Через два дня состоялось отпевание в церкви Сан-Лука, куда набилось много любопытствующего народа, а из местной знати не было почти никого. Даже после своей смерти «бич князей» держал в страхе венецианскую аристократию. А уж как, вероятно, обрадовались многие из тех, кто платил литератору немалую дань за умолчание о их неблаговидных делишках, а то и просто из-за боязни стать мишенью его разоблачений! В церкви были представители пишущей братии, издатели, художники. Пришел и Тинторетто, которого покойный привечал в последнее время. После похорон Тициан и Сансовино отправились в мастерскую на Бири, где засиделись допоздна, поминая несчастного друга.

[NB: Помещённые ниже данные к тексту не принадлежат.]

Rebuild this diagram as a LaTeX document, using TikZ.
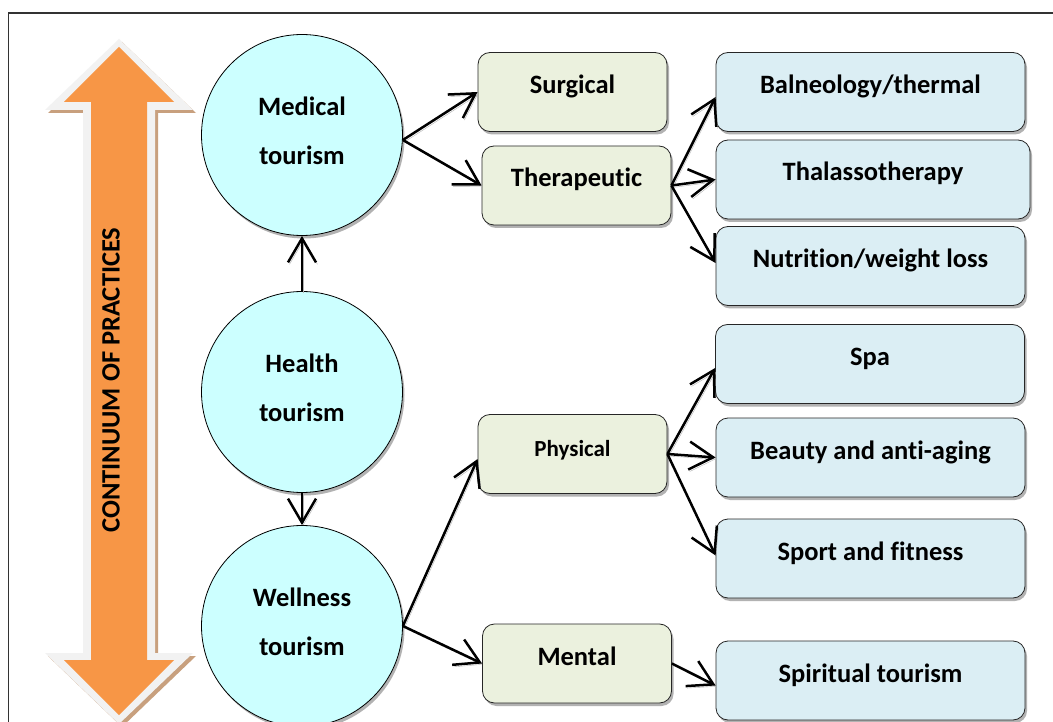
\documentclass[tikz,border=0pt]{standalone}
\usepackage{fontspec}
\setmainfont{Carlito}[RawFeature={-liga;-clig;-calt;-rlig}]
\usetikzlibrary{arrows.meta,shadows,calc}
\definecolor{cyanC}{HTML}{CCFFFF}
\definecolor{greenC}{HTML}{EBF1DE}
\definecolor{blueC}{HTML}{DBEEF4}
\definecolor{orangeC}{HTML}{F79646}
\definecolor{outlineC}{HTML}{F2F2F2}
\definecolor{tanC}{HTML}{C8A07E}
\tikzset{
  shad/.style={drop shadow={shadow xshift=2pt, shadow yshift=-3pt, fill=black!50, opacity=.6}},
  circ/.style={circle, draw=black, line width=0.8pt, fill=cyanC, minimum size=201pt, inner sep=0pt, shad,
    align=center, font=\fontsize{26.5}{49}\selectfont\bfseries, text height=65pt, text depth=6pt},
  gbox/.style={rectangle, rounded corners=12pt, draw=black!85, line width=0.8pt, fill=greenC, shad,
    minimum width=189pt, minimum height=79pt, inner sep=0pt, font=\fontsize{26.5}{30}\selectfont\bfseries,
    text height=16pt, text depth=13pt},
  bbox/.style={gbox, fill=blueC, minimum width=309pt},
  conn/.style={draw=black, line width=2.5pt, -{Straight Barb[length=24pt,width=28pt]},
    preaction={draw=black!30, transform canvas={shift={(1.5pt,-2pt)}}}},
}
\begin{document}
\begin{tikzpicture}[x=1pt,y=-1pt]
\useasboundingbox (0,0) rectangle (1053,722);
\clip (0,0) rectangle (1053,722);
\fill[white] (0,0) rectangle (1053,722);
% frame
\draw[line width=1.5pt, black!80] (8.5,13) rectangle (1080,760);
% continuum arrow
\fill[tanC] ($(119,39)+(3,3)$) -- ++(-74,71) -- ++(38,0) -- ++(0,543) -- ++(-38,0) -- ++(74,71) -- ++(74,-71) -- ++(-38,0) -- ++(0,-543) -- ++(38,0) -- cycle;
\fill[outlineC] (119,39) -- ++(-74,71) -- ++(38,0) -- ++(0,543) -- ++(-38,0) -- ++(74,71) -- ++(74,-71) -- ++(-38,0) -- ++(0,-543) -- ++(38,0) -- cycle;
\fill[orangeC] (119,47) -- (64,102) -- (91,102) -- (91,660) -- (64,660) -- (119,715) -- (174,660) -- (147,660) -- (147,102) -- (174,102) -- cycle;
\node[rotate=90, font=\fontsize{26.5}{30}\selectfont\bfseries, inner sep=0pt] (cont) at (111,380) {CONTINUUM OF PRACTICES};
% circles
\node[circ] (med) at (302,135) {Medical\\tourism};
\node[circ] (hea) at (302,392) {Health\\tourism};
\node[circ] (wel) at (302,626) {Wellness\\tourism};
% green boxes
\node[gbox] (sur) at (572.5,92) {Surgical};
\node[gbox] (the) at (576.5,185.5) {Therapeutic};
\node[gbox, font=\fontsize{23}{28}\selectfont\bfseries, text height=16pt, text depth=11pt] (phy) at (572.5,454) {Physical};
\node[gbox] (men) at (577,663.5) {Mental};
% blue boxes
\node[bbox] (bal) at (870.5,92) {Balneology/thermal};
\node[bbox, minimum width=314pt] (tha) at (873,179.5) {Thalassotherapy};
\node[bbox] (nut) at (870.5,266) {Nutrition/weight loss};
\node[bbox] (spa) at (870,364) {Spa};
\node[bbox] (bea) at (870.5,457.5) {Beauty and anti-aging};
\node[bbox] (spo) at (870.5,558.5) {Sport and fitness};
\node[bbox] (spi) at (870.5,680.5) {Spiritual tourism};
% connectors
\draw[conn] (hea.north) -- (med.south);
\draw[conn] (hea.south) -- (wel.north);
\draw[conn] ($(med.east)+(0,5)$) -- (sur.west);
\draw[conn] ($(med.east)+(0,5)$) -- (the.west);
\draw[conn] (the.east) -- ($(bal.west)+(0,5)$);
\draw[conn] (the.east) -- (tha.west);
\draw[conn] (the.east) -- ($(nut.west)+(0,-3)$);
\draw[conn] (wel.east) -- ($(phy.west)+(0,5)$);
\draw[conn] (wel.east) -- (men.west);
\draw[conn] (phy.east) -- ($(spa.west)+(0,4)$);
\draw[conn] (phy.east) -- (bea.west);
\draw[conn] (phy.east) -- ($(spo.west)+(0,-3)$);
\draw[conn] (men.east) -- ($(spi.west)+(0,5)$);
\end{tikzpicture}
\end{document}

Им обоим будет недоставать его искрометной веселости и неуемного жизнелюбия. Аретино любил повторять, что «единственная задача человека — это полное наслаждение всеми земными благами». Кто-кто, а уж Аретино ими пользовался сполна. Он ни в чем себе не отказывал, и в его плотоядной ненасытности было что-то от мифологического сатира.

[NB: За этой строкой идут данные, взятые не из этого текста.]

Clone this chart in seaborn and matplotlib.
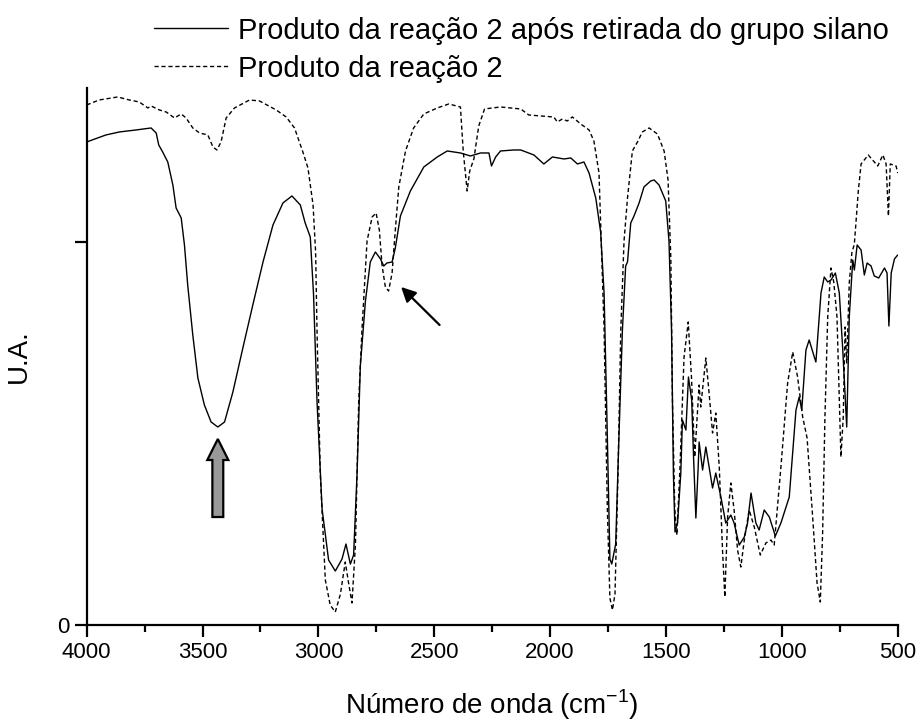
import matplotlib
matplotlib.use("Agg")
import matplotlib.pyplot as plt
from matplotlib.patches import FancyArrow
from matplotlib.lines import Line2D
import seaborn as sns
import pandas as pd

# ---- data (wavenumber in cm^-1, intensity in arbitrary units) ----
solid_wn = [4000, 3917, 3859, 3787, 3722, 3700, 3689, 3672, 3650, 3628,
            3614, 3592, 3578, 3564, 3542, 3520, 3492, 3463, 3434, 3405,
            3369, 3326, 3283, 3239, 3196, 3153, 3114, 3078, 3057, 3035,
            3021, 3006, 2984, 2956, 2927, 2898, 2881, 2862, 2848, 2833,
            2819, 2797, 2776, 2754, 2732, 2718, 2704, 2682, 2668, 2646,
            2603, 2545, 2487, 2444, 2387, 2344, 2300, 2264, 2253, 2235,
            2214, 2156, 2127, 2070, 2027, 1990, 1940, 1911, 1882, 1854,
            1832, 1803, 1782, 1767, 1753, 1742, 1734, 1717, 1703, 1688,
            1674, 1666, 1652, 1638, 1616, 1595, 1566, 1551, 1530, 1501,
            1487, 1476, 1468, 1461, 1450, 1436, 1429, 1414, 1403, 1389,
            1381, 1371, 1361, 1357, 1342, 1328, 1299, 1285, 1263, 1242,
            1220, 1206, 1184, 1162, 1148, 1133, 1112, 1098, 1076, 1054,
            1028, 1004, 968, 939, 925, 914, 896, 882, 860, 853,
            831, 817, 802, 788, 769, 752, 737, 720, 709, 694,
            687, 675, 658, 644, 632, 615, 601, 582, 557, 546,
            538, 528, 514, 500]
solid_y = [483, 490, 493, 495, 497, 492, 480, 473, 463, 440,
           417, 407, 380, 340, 290, 247, 220, 203, 198, 203,
           233, 277, 320, 363, 400, 422, 429, 420, 402, 388,
           331, 224, 116, 65, 54, 66, 81, 61, 70, 152,
           259, 324, 363, 373, 366, 359, 362, 363, 377, 409,
           434, 458, 468, 474, 472, 469, 472, 472, 459, 468,
           474, 475, 475, 470, 461, 468, 466, 467, 461, 463,
           452, 427, 393, 331, 188, 66, 61, 81, 188, 295,
           359, 363, 402, 409, 422, 438, 444, 445, 440, 424,
           384, 295, 152, 93, 102, 152, 205, 195, 248, 225,
           168, 107, 158, 183, 155, 178, 137, 152, 128, 102,
           110, 102, 80, 88, 102, 132, 102, 95, 115, 108,
           89, 102, 128, 215, 228, 215, 275, 285, 268, 263,
           332, 348, 343, 345, 352, 332, 275, 198, 308, 365,
           355, 380, 375, 350, 362, 359, 349, 347, 357, 352,
           299, 352, 366, 370]

dash_wn = [4000, 3946, 3866, 3816, 3773, 3736, 3722, 3686, 3657, 3621,
           3592, 3571, 3542, 3513, 3477, 3455, 3438, 3420, 3398, 3362,
           3297, 3254, 3182, 3139, 3103, 3067, 3045, 3023, 3012, 3006,
           2992, 2970, 2949, 2927, 2905, 2884, 2869, 2855, 2840, 2826,
           2812, 2790, 2768, 2751, 2737, 2725, 2711, 2697, 2682, 2668,
           2653, 2624, 2589, 2545, 2487, 2437, 2387, 2375, 2358, 2347,
           2329, 2308, 2283, 2214, 2127, 2092, 2041, 1984, 1969, 1947,
           1926, 1904, 1868, 1832, 1811, 1789, 1782, 1767, 1753, 1742,
           1731, 1720, 1707, 1695, 1681, 1666, 1645, 1623, 1602, 1573,
           1537, 1508, 1491, 1479, 1472, 1462, 1453, 1440, 1422, 1404,
           1390, 1376, 1357, 1350, 1328, 1314, 1299, 1285, 1270, 1256,
           1246, 1234, 1220, 1206, 1191, 1177, 1162, 1141, 1119, 1093,
           1069, 1047, 1033, 1004, 975, 953, 932, 910, 891, 867,
           848, 834, 824, 814, 802, 788, 776, 762, 752, 745,
           735, 727, 720, 709, 698, 687, 670, 658, 627, 586,
           564, 550, 540, 532, 507, 500]
dash_y = [520, 525, 528, 525, 523, 517, 519, 515, 513, 507,
          511, 507, 497, 492, 490, 478, 475, 483, 507, 517,
          525, 524, 515, 508, 497, 473, 457, 420, 373, 295,
          152, 45, 20, 13, 31, 63, 41, 22, 81, 224,
          295, 384, 408, 412, 395, 359, 338, 334, 352, 395,
          438, 474, 497, 511, 517, 521, 518, 474, 434, 454,
          466, 499, 516, 518, 516, 510, 509, 508, 503, 506,
          504, 508, 501, 495, 484, 452, 402, 295, 116, 27,
          15, 31, 152, 295, 384, 427, 474, 483, 493, 497,
          491, 474, 445, 366, 224, 116, 90, 155, 268, 303,
          248, 168, 240, 218, 267, 232, 192, 212, 158, 75,
          28, 108, 142, 115, 75, 58, 85, 115, 98, 70,
          82, 85, 80, 158, 242, 273, 248, 208, 187, 108,
          42, 23, 92, 208, 308, 357, 343, 308, 225, 168,
          208, 298, 262, 342, 372, 381, 434, 461, 470, 459,
          470, 461, 409, 461, 459, 452]

labels = ["Produto da reação 2 após retirada do grupo silano", "Produto da reação 2"]
x_ticks = [4000, 3500, 3000, 2500, 2000, 1500, 1000, 500]
x_minor = [3750, 3250, 2750, 2250, 1750, 1250, 750]

df_s = pd.DataFrame({"wn": solid_wn, "ua": solid_y})
df_d = pd.DataFrame({"wn": dash_wn, "ua": dash_y})

sns.set_theme(style="white")
plt.rcParams["font.family"] = ["Liberation Sans", "DejaVu Sans"]
plt.rcParams["mathtext.fontset"] = "custom"
plt.rcParams["mathtext.rm"] = "Liberation Sans"
plt.rcParams["text.color"] = "black"
plt.rcParams["axes.labelcolor"] = "black"
plt.rcParams["xtick.color"] = "black"
plt.rcParams["ytick.color"] = "black"

fig = plt.figure(figsize=(9.21, 7.24), dpi=100)
ax = fig.add_axes([0.0941, 0.1367, 0.8806, 0.7418])

sns.lineplot(data=df_s, x="wn", y="ua", ax=ax, color="black", lw=1.0,
             estimator=None, sort=False)
sns.lineplot(data=df_d, x="wn", y="ua", ax=ax, color="black", lw=1.0,
             estimator=None, sort=False, linestyle=(0, (3, 2)))

ax.set_xlim(4000, 500)
ax.set_ylim(0, 537)
ax.set_xticks(x_ticks)
ax.set_xticks(x_minor, minor=True)
ax.set_xticklabels([str(t) for t in x_ticks])
ax.set_yticks([0, 383])
ax.set_yticklabels(["0", ""])

for s in ["top", "right"]:
    ax.spines[s].set_visible(False)
for s in ["left", "bottom"]:
    ax.spines[s].set_linewidth(1.6)
    ax.spines[s].set_color("black")

ax.tick_params(axis="both", which="major", direction="out", length=8.5,
               width=1.6, labelsize=16, pad=4, colors="black", bottom=True, left=True)
ax.tick_params(axis="x", which="minor", direction="out", length=5,
               width=1.6, bottom=True)

ax.set_xlabel("Número de onda (cm$^{\\mathrm{-1}}$)", fontsize=20, labelpad=17, color="black")
ax.set_ylabel("U.A.", fontsize=20, labelpad=18, color="black")

# annotations
arrow = FancyArrow(3434, 108, 0, 78, width=47, head_width=91, head_length=21,
                   length_includes_head=True, facecolor="#999999",
                   edgecolor="black", linewidth=1.6)
ax.add_patch(arrow)
ax.annotate("", xy=(2643, 338), xytext=(2477, 300),
            arrowprops=dict(arrowstyle="-|>", color="black", lw=1.6,
                            mutation_scale=22, shrinkA=0, shrinkB=0))

handles = [Line2D([], [], color="black", lw=1.0),
           Line2D([], [], color="black", lw=1.0, linestyle=(0, (3, 2)))]
fig.legend(handles, labels, loc="upper left", bbox_to_anchor=(0.1672, 0.977),
           frameon=False, fontsize=21, handlelength=2.55, handletextpad=0.34,
           borderpad=0, borderaxespad=0, labelspacing=0.34, labelcolor="black")

fig.savefig("out.png", dpi=100)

Вскоре в городе получил известность едкий сонет, по-видимому, сочиненный кем-то из завистливых приятелей, вечно крутившихся вокруг покойного литератора и принимавших участие в его шумных оргиях и лукулловых пирах.
Тициан не находил себе места. Со смертью Аретино он понял, как много тот для него значил в течение последних тридцати лет. Своим шумным успехом в Италии и в Европе он в значительной мере был обязан блестящему перу покойного друга. Он прекрасно понимал, что Аретино действовал не бескорыстно, но смотрел на его проделки с пониманием и иронией. Такова уж была натура этого гения эпистолярного жанра. А какие сонеты, пусть даже комплиментарные, посвящал он его картинам! Зато в моменты подавленности духа, когда все валилось из рук и мир виделся ему в черном цвете, этот неугомонный весельчак и жизнелюб заряжал энергией и вселял в него уверенность в своих силах. Его суждения о написанных им картинах, при всей их восторженности, — а иначе быть не могло, поскольку Аретино был человеком крайностей, — поднимали дух и помогали в работе.

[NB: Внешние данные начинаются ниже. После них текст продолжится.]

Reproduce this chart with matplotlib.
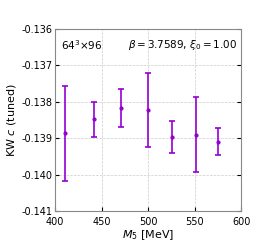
import numpy as np
import matplotlib
matplotlib.use("Agg")
import matplotlib.pyplot as plt

m5 = [411, 442, 471, 500, 526, 551, 575]
c_tuned = [-0.13887, -0.13848, -0.13818, -0.13822, -0.13896, -0.13890, -0.13910]
c_err = [0.00131, 0.00048, 0.00052, 0.00101, 0.00044, 0.00102, 0.00037]

fig, ax = plt.subplots(figsize=(2.75, 2.42), dpi=100)
ax.errorbar(m5, c_tuned, yerr=c_err, fmt='o', ms=2, color='#9400D3',
            ecolor='#9400D3', elinewidth=1.2, capsize=2.5, capthick=1.2)

ax.set_xlim(400, 600)
ax.set_ylim(-0.141, -0.136)
ax.set_xticks([400, 450, 500, 550, 600])
ax.set_yticks([-0.141, -0.140, -0.139, -0.138, -0.137, -0.136])
ax.yaxis.set_major_formatter(matplotlib.ticker.FormatStrFormatter('%.3f'))
ax.tick_params(direction='in', right=True, labelsize=7, length=3, pad=2)
ax.tick_params(axis='x', pad=4)
ax.grid(True, ls='--', lw=0.5, color='#cccccc')
for s in ax.spines.values():
    s.set_color('#888888')

ax.set_xlabel(r'$M_5$ [MeV]', fontsize=8, labelpad=1)
ax.set_ylabel(r'KW $c$ (tuned)', fontsize=8, labelpad=2)
ax.text(0.03, 0.95, r'$64^3{\times}96$', transform=ax.transAxes, fontsize=7.5, va='top')
ax.text(0.98, 0.95, r'$\beta=3.7589$, $\xi_0=1.00$', transform=ax.transAxes,
        fontsize=7.5, va='top', ha='right')

fig.subplots_adjust(left=0.2, right=0.877, top=0.88, bottom=0.128)
fig.savefig('out.png')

Как же он корил себя за то, что бывал иногда излишне строг к другу-литератору, осуждая его за словоблудие, бахвальство и тягу к роскоши. А теперь — пустота, и не с кем отвести душу. Дети выросли, и у каждого из них своя жизнь. Брат Франческо, родная душа, жил далеко. Остались лишь палитра и кисти, составляющие его суть и пока оправдывающие дальнейшее существование на земле.
По натуре будучи немногословным, он только красками вел разговор с жизнью. Но когда становилось невмоготу от грустных мыслей, Тициан не спеша направлялся к осиротевшему дому Аретино, смотревшему пустыми глазницами окон, и заходил в знакомую таверну у моста Риальто, чтобы передохнуть и молча помянуть друга. Его узнавали, кое-кто подходил поприветствовать и выразить почтение старому мастеру. Затем он вставал и возвращался к себе домой, проходя через арку мимо дома Il Milione, где когда-то жил Марко Поло, и продолжал свой путь, отвечая на приветствия прохожих, которые узнавали великого венецианца, провожая взглядами удаляющегося твердой походкой статного старца. Но тоска его не отпускала, и он все более замыкался в себе. Видимо, те же чувства испытывал и Сансовино, неделями не покидавший свою мастерскую. Аретино был для них связующим мостиком. После его ухода связь нарушилась и каждый остался на своем берегу.